During last year’s Spring Student Activities Fair, students might have witnessed a unique event: in addition to all the student groups tabling in Red Square, two of Evergreen’s police officers were also present, allowing students to ride the police department’s Segways.
The college had purchased several of the easily-recognizable vehicles the previous fall, and this was the first time that Evergreen police allowed students to use them. Standing beside the police were members of Police Awareness and Student Safety (PASS), a recently-formed student group that had coordinated the Segway rides. PASS says its mission is “to foster and build a safe, healthy, non-hostile environment on campus by working with the students, administration, faculty, staff, community, and emergency responders at the Evergreen State College to increase the level of education and self-awareness and facilitate a dialogue about relevant issues.”
However, recent documents, released by Evergreen following a public records request about the student group, reveal a different picture. On January 23, 2012, a member of PASS wrote to Evergreen police chief Ed Sorger that “Our project for this quarter is to write a management plan to propose a solution to a problem your organization is facing.”
PASS’s Past
Later in Winter Quarter, on February 16, Sorger received an email containing the “draft action plan” that PASS had written to solve a problem faced by the police. According to the draft action plan, Police Services is “currently encountering a difficult time in their mission to outreach the community. The plan that PASS is looking to execute is to create a dialogue between the community, administration, and the Department of Police Services.”
Though PASS claims to support dialogue, their draft action plan suggests that they only support a dialogue which leads to certain conclusions. Section 7.4 of their draft action plan, titled “Needs,” reads as follows:
“Real: To convince the community to welcome and support Police Services
Perceived: To dial down the level of tension that exists between Police Services and the campus community in order to allow the community to be more informed and educated about the importance of Police Services and safety in general
Political: To have traditional perspectives about safety fit in a liberal campus environment.”
Among the methods listed in the draft action plan for achieving this sort of restricted dialogue was a documentary film.
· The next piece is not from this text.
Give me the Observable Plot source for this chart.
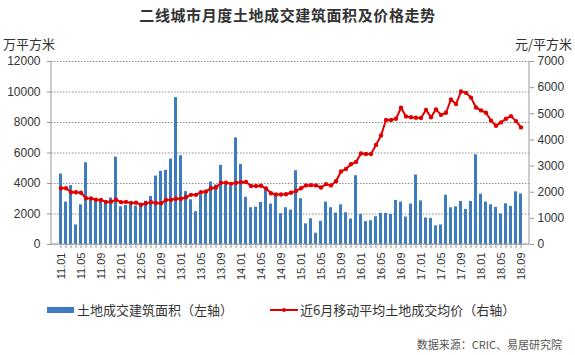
<!DOCTYPE html>
<html><head><meta charset="utf-8">
<script src="https://cdn.jsdelivr.net/npm/d3@7"></script>
<script src="https://cdn.jsdelivr.net/npm/@observablehq/plot@0.6"></script>
<style>
body{margin:0;background:#fff;}
#wrap{position:relative;width:575px;height:355px;background:#fff;font-family:"Noto Sans CJK SC","Noto Sans",sans-serif;color:#333;overflow:hidden;}
#chart{position:absolute;left:0;top:0;}
.abs{position:absolute;white-space:nowrap;line-height:1;}
#title{left:0;width:575px;top:7px;text-align:center;font-size:15px;font-weight:bold;letter-spacing:0.6px;color:#333;}
#ul{left:3px;top:37px;font-size:13px;}
#ur{right:3px;top:37px;font-size:13px;}
.leg{top:303px;font-size:13px;display:flex;align-items:center;}
#cap{right:13px;top:339px;font-size:11px;color:#555;}
</style></head>
<body>
<div id="wrap">
<div id="chart"></div>
<div id="title" class="abs">二线城市月度土地成交建筑面积及价格走势</div>
<div id="ul" class="abs">万平方米</div>
<div id="ur" class="abs">元/平方米</div>
<div class="abs leg" style="left:47px;"><span style="display:inline-block;width:27px;height:6px;background:#3D7DBF;margin-right:3px;"></span>土地成交建筑面积（左轴）</div>
<div class="abs leg" style="left:270px;"><svg width="28" height="10" style="margin-right:2px"><line x1="0" y1="5" x2="28" y2="5" stroke="#E00000" stroke-width="2"/><circle cx="14" cy="5" r="2" fill="#E00000"/></svg>近6月移动平均土地成交均价（右轴）</div>
<div id="cap" class="abs">数据来源：CRIC、易居研究院</div>
</div>
<script>
const months = [
"11.01","11.02","11.03","11.04","11.05","11.06","11.07","11.08","11.09","11.10","11.11","11.12",
"12.01","12.02","12.03","12.04","12.05","12.06","12.07","12.08","12.09","12.10","12.11","12.12",
"13.01","13.02","13.03","13.04","13.05","13.06","13.07","13.08","13.09","13.10","13.11","13.12",
"14.01","14.02","14.03","14.04","14.05","14.06","14.07","14.08","14.09","14.10","14.11","14.12",
"15.01","15.02","15.03","15.04","15.05","15.06","15.07","15.08","15.09","15.10","15.11","15.12",
"16.01","16.02","16.03","16.04","16.05","16.06","16.07","16.08","16.09","16.10","16.11","16.12",
"17.01","17.02","17.03","17.04","17.05","17.06","17.07","17.08","17.09","17.10","17.11","17.12",
"18.01","18.02","18.03","18.04","18.05","18.06","18.07","18.08","18.09"];
const area = [
4620,2780,3860,1280,2600,5360,3000,2900,2950,2800,3050,5730,
2470,2560,2560,2520,2520,2840,3150,4490,4800,4860,5600,9630,
5820,3470,2930,2150,3260,3360,4100,3900,5190,3900,3800,6990,
5250,3100,2410,2450,2760,3560,2650,3260,2020,2410,2260,4840,
3000,1350,1690,740,1520,2780,2410,2060,2600,2080,1670,4510,
1970,1500,1560,1820,2040,2040,1970,2890,2780,1800,2650,4560,
2860,1740,1710,1220,1280,3230,2410,2470,2820,2300,2820,5880,
3300,2780,2600,2430,2000,2670,2500,3450,3320];
const price = [
2150,2150,2000,2000,1980,1770,1760,1710,1700,1630,1640,1710,
1620,1630,1590,1600,1520,1580,1620,1590,1580,1700,1710,1750,
1750,1810,1900,1900,2000,2030,2150,2180,2360,2360,2320,2360,
2380,2390,2240,2240,2250,2140,1960,1910,1910,1920,1980,2050,
2150,2260,2270,2260,2180,2310,2260,2420,2790,2890,3070,3160,
3480,3460,3460,3810,4170,4760,4760,4810,5230,4900,4870,4850,
4840,5150,4870,5170,4960,5040,5550,5370,5850,5800,5620,5240,
5130,5040,4740,4540,4670,4810,4910,4720,4480];
const leftTicks = [0,2000,4000,6000,8000,10000,12000];
const rightTicks = [0,1000,2000,3000,4000,5000,6000,7000];
const k = 12000/7000;
const data = months.map((m,i)=>({m, area: area[i], price: price[i]}));

const chart = Plot.plot({
  width: 575, height: 300,
  marginTop: 61, marginBottom: 56, marginLeft: 51, marginRight: 46,
  x: {type: "band", domain: months, paddingInner: 0.5, paddingOuter: 0.1},
  y: {domain: [0, 12000]},
  style: {fontFamily: "'Liberation Sans', Arial, sans-serif", fontSize: "12px", color: "#333", background: "transparent"},
  marks: [
    Plot.gridY(leftTicks, {stroke: "#8c8c8c", strokeOpacity: 1, strokeDasharray: "1.5,1.5"}),
    Plot.barY(data, {x: "m", y: "area", fill: "#3D7DBF"}),
    Plot.line(data, {x: "m", y: d => d.price * k, stroke: "#E00000", strokeWidth: 2}),
    Plot.dot(data, {x: "m", y: d => d.price * k, fill: "#E00000", r: 2.2}),
    Plot.axisY({anchor: "left", ticks: leftTicks, tickFormat: d => String(d), tickSize: 4, tickPadding: 7, label: null, stroke: "#999"}),
    Plot.axisY({anchor: "right", ticks: rightTicks.map(v => v * k), tickFormat: v => String(Math.round(v / k)), tickSize: 4, tickPadding: 4, label: null, stroke: "#999"}),
    Plot.axisX({tickSize: 4, tickPadding: 4, tickRotate: -90, fontSize: 11, label: null, stroke: "#999",
      tickFormat: (d, i) => (months.indexOf(d) % 4 === 0 ? d : "")})
  ]
});
document.getElementById("chart").appendChild(chart);
// axis lines
const xr = chart.scale("x").range, yr = chart.scale("y").range;
const svg = d3.select(chart);
const g = svg.append("g").attr("stroke", "#999").attr("stroke-width", 1);
g.append("line").attr("x1", xr[0]).attr("x2", xr[0]).attr("y1", yr[0]).attr("y2", yr[1]);
g.append("line").attr("x1", xr[1]).attr("x2", xr[1]).attr("y1", yr[0]).attr("y2", yr[1]);
g.append("line").attr("x1", xr[0]).attr("x2", xr[1]).attr("y1", yr[0]).attr("y2", yr[0]);
</script>
</body></html>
According to the description of the documentary in Section 4.1, titled “Outreach Plan,” “The documentary will be about the hate that Police Services encounter at Evergreen.” Yet the fliers distributed by PASS to promote the film, titled “F the Who?”, portrayed the film as an unbiased investigation of attitudes towards the Evergreen police.
The flier reads as follows:
“F the who? F*** them or love them, there are police at Evergreen. History over the past 40 years has shown varying levels of tension over the presence of armed police at Evergreen. In 2012, is the volatility alive and well? Or has radicalism died at Evergreen?”
The fact that the flier’s description of the documentary is different from the description in the draft action plan is not the only interesting element of the flier.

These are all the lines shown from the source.